When distressed communities go to the city with their families, it is the infants, adolescents, and women who suffer the most.
“I will work for 10 days and return to my village. Life is hard in the city. Back in the village, we have a house,” Manisha says.
Her father, Sunil, adds that in the city everyone has to work to survive.
“But eating well and living well is still a problem. Do we have any conveniences? No. We have to pay a monthly rent of 1,000 rupees (12.15 dollars) to live under these deplorable conditions. We are in the city out of compulsion,” Sunil says.
The living conditions and lack of facilities are challenging for everyone but there is a need to see it through the gendered lens as well, points out Saloni Mundra who works with Ajeevika Bureau Trust in Ahmedabad.

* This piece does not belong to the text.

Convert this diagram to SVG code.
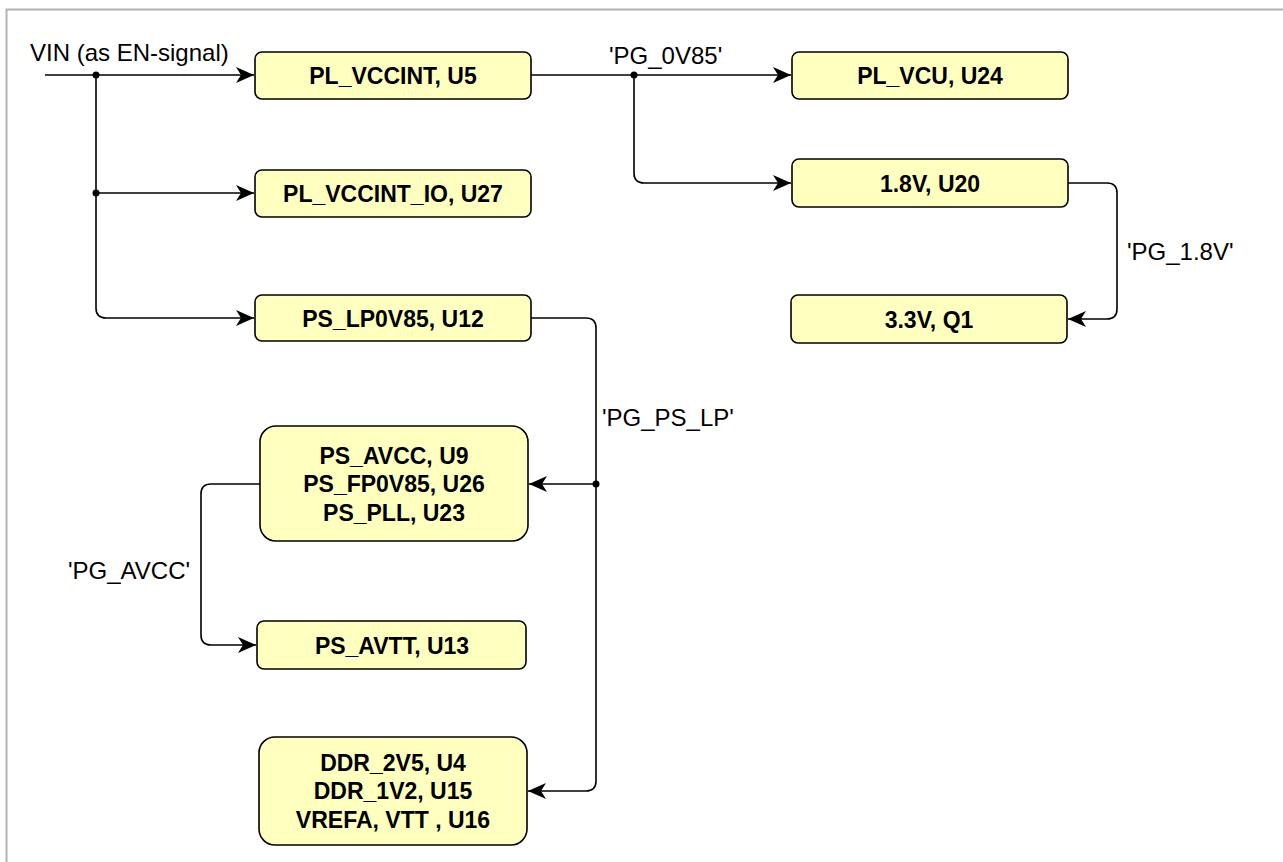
<svg xmlns="http://www.w3.org/2000/svg" width="1283" height="862" viewBox="0 0 1283 862">
<style>
.box{fill:#ffffc0;stroke:#000;stroke-width:1.6}
.nt{font-family:"Liberation Sans",Arial,sans-serif;font-size:23px;font-weight:bold;text-anchor:middle;fill:#000}
.lb{font-family:"Liberation Sans",Arial,sans-serif;font-size:24px;fill:#000}
.ln{fill:none;stroke:#000;stroke-width:1.6}
.dot{fill:#000}
</style>
<defs>
<marker id="arr" viewBox="0 0 20 20" refX="19" refY="10" markerWidth="20" markerHeight="20" markerUnits="userSpaceOnUse" orient="auto">
<path d="M1,2 L19,10 L1,18 L6,10 Z" fill="#000"/>
</marker>
</defs>
<rect width="1283" height="862" fill="#fff"/>
<path d="M6.5,862 V9.5 H1283" fill="none" stroke="#b3b3b3" stroke-width="2"/>

<g id="connectors">
<path class="ln" d="M45,75 H254" marker-end="url(#arr)"/>
<path class="ln" d="M96,75 V308 Q96,318 106,318 H254" marker-end="url(#arr)"/>
<path class="ln" d="M96,193 H254" marker-end="url(#arr)"/>
<path class="ln" d="M531,75 H791" marker-end="url(#arr)"/>
<path class="ln" d="M634,75 V173 Q634,183 644,183 H791" marker-end="url(#arr)"/>
<path class="ln" d="M1068,183 H1107 Q1117,183 1117,193 V309 Q1117,319 1107,319 H1068" marker-end="url(#arr)"/>
<path class="ln" d="M531,318 H586 Q596,318 596,328 V781 Q596,791 586,791 H528" marker-end="url(#arr)"/>
<path class="ln" d="M596,484 H529" marker-end="url(#arr)"/>
<path class="ln" d="M260,484 H211 Q201,484 201,494 V635 Q201,645 211,645 H256" marker-end="url(#arr)"/>
<circle class="dot" cx="96" cy="75" r="3.5"/>
<circle class="dot" cx="96" cy="193" r="3.5"/>
<circle class="dot" cx="634" cy="75" r="3.5"/>
<circle class="dot" cx="596" cy="484" r="3.5"/>
<text class="lb" x="30" y="61">VIN (as EN-signal)</text>
<text class="lb" x="609" y="64">'PG_0V85'</text>
<text class="lb" x="1127" y="260">'PG_1.8V'</text>
<text class="lb" x="602" y="426">'PG_PS_LP'</text>
<text class="lb" x="68" y="579">'PG_AVCC'</text>
</g>

<g id="n_pl_vccint"><rect class="box" x="255" y="52" width="276" height="47" rx="7"/><text class="nt" x="393" y="83.5">PL_VCCINT, U5</text></g>
<g id="n_pl_vccint_io"><rect class="box" x="255" y="170" width="276" height="47" rx="7"/><text class="nt" x="393" y="201.5">PL_VCCINT_IO, U27</text></g>
<g id="n_ps_lp0v85"><rect class="box" x="255" y="295" width="276" height="46" rx="7"/><text class="nt" x="393" y="326.5">PS_LP0V85, U12</text></g>
<g id="n_ps_avcc"><rect class="box" x="260" y="426" width="268" height="115" rx="16"/><text class="nt" x="394" y="463.5">PS_AVCC, U9</text><text class="nt" x="394" y="492">PS_FP0V85, U26</text><text class="nt" x="394" y="520.5">PS_PLL, U23</text></g>
<g id="n_ps_avtt"><rect class="box" x="257" y="621" width="269" height="48" rx="7"/><text class="nt" x="392" y="653.5">PS_AVTT, U13</text></g>
<g id="n_ddr"><rect class="box" x="259" y="737" width="268" height="108" rx="16"/><text class="nt" x="393" y="770.5">DDR_2V5, U4</text><text class="nt" x="393" y="799">DDR_1V2, U15</text><text class="nt" x="393" y="827.5">VREFA, VTT , U16</text></g>
<g id="n_pl_vcu"><rect class="box" x="792" y="52" width="276" height="47" rx="7"/><text class="nt" x="930" y="83.5">PL_VCU, U24</text></g>
<g id="n_1v8"><rect class="box" x="792" y="159" width="276" height="48" rx="7"/><text class="nt" x="930" y="191.5">1.8V, U20</text></g>
<g id="n_3v3"><rect class="box" x="791" y="295" width="276" height="48" rx="7"/><text class="nt" x="929" y="327.5">3.3V, Q1</text></g>
</svg>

“Women are typically not involved in the decision-making process when they migrate to the cities yet the extra burden of the household like looking for water always falls on them,” says Mundra.
“We lost everything when we got evicted. Children do not have their books anymore. How will they attend school?”
“When people come to the cities, they only want to live near an area where they can earn their livelihood and other basic rights like access to clean water, toilets, and sanitation take a backseat.”
While negotiating the heat is an everyday challenge, there are no toilets in the area, and workers have to defecate in the open.
While preparing the night’s meal, Savita, a construction worker, barely looks up as her brother-in-law talks about the inconveniences of living in the city.
But she adds that while she has managed to negotiate the other deplorable conditions, the lack of toilets is her biggest concern.
Data from the 2011 census shows that 34 percent of slum households do not have latrines within their premises and 43 percent have no source of drinking water.
Umi Daniel, director of migration and education at Aide et Action International says when distressed communities go to the city with their families, it is the infants, children, adolescents, and women who are the most vulnerable.
“The workers need governmental support. The database of recording migrant workers’ footfall in the cities needs to be updated rigorously. The urban areas are unable to predict footfall and vulnerable people are left out of urban planning.
“They are typically pushed to the city’s margins. While migrant workers are agents who are indirectly contributing to the growth of the city, they can never enjoy the infrastructure of cities,” says Daniel.
Evictions derail the lives of workers
In north Ahmedabad, some families live on the pavements after being evicted from railway lands where they were treated as encroachers.
Those who have not been evicted from other slums live in fear because they don’t know when the eviction notice will come.
Ramila, a middle-aged woman, wonders aloud how her children will go to school when they are not sure about housing.
“We lost everything when we got evicted. Children do not have their books anymore. How will they attend school?” she poses.
The New Delhi-based advocacy group Housing and Land Rights Network (HLRN) documented that central and state governments demolished over 36,400 homes and evicted over two hundred thousand people across rural and urban India in 2021.
Preliminary findings of the HLRN between January to July 2022 showed over 25,800 homes were demolished, affecting at least affecting one hundred thousand people.
“Society pushes the workers to the fringes. They are unwanted in cities though their labor is exploited.”
Dinesh Parmar from the Centre for Labour Research and Action which promotes workers’ rights in the informal sector, pointed out that every time there is a demolition, it sets back people.
“People have to reinvest in children’s education. Plus, they are always worried about what will happen if slums are demolished while they are at work.”
“Society pushes the workers to the fringes. They are unwanted in cities though their labor is exploited,” said Parmar, adding that those who come to the cities to work should not be driven out.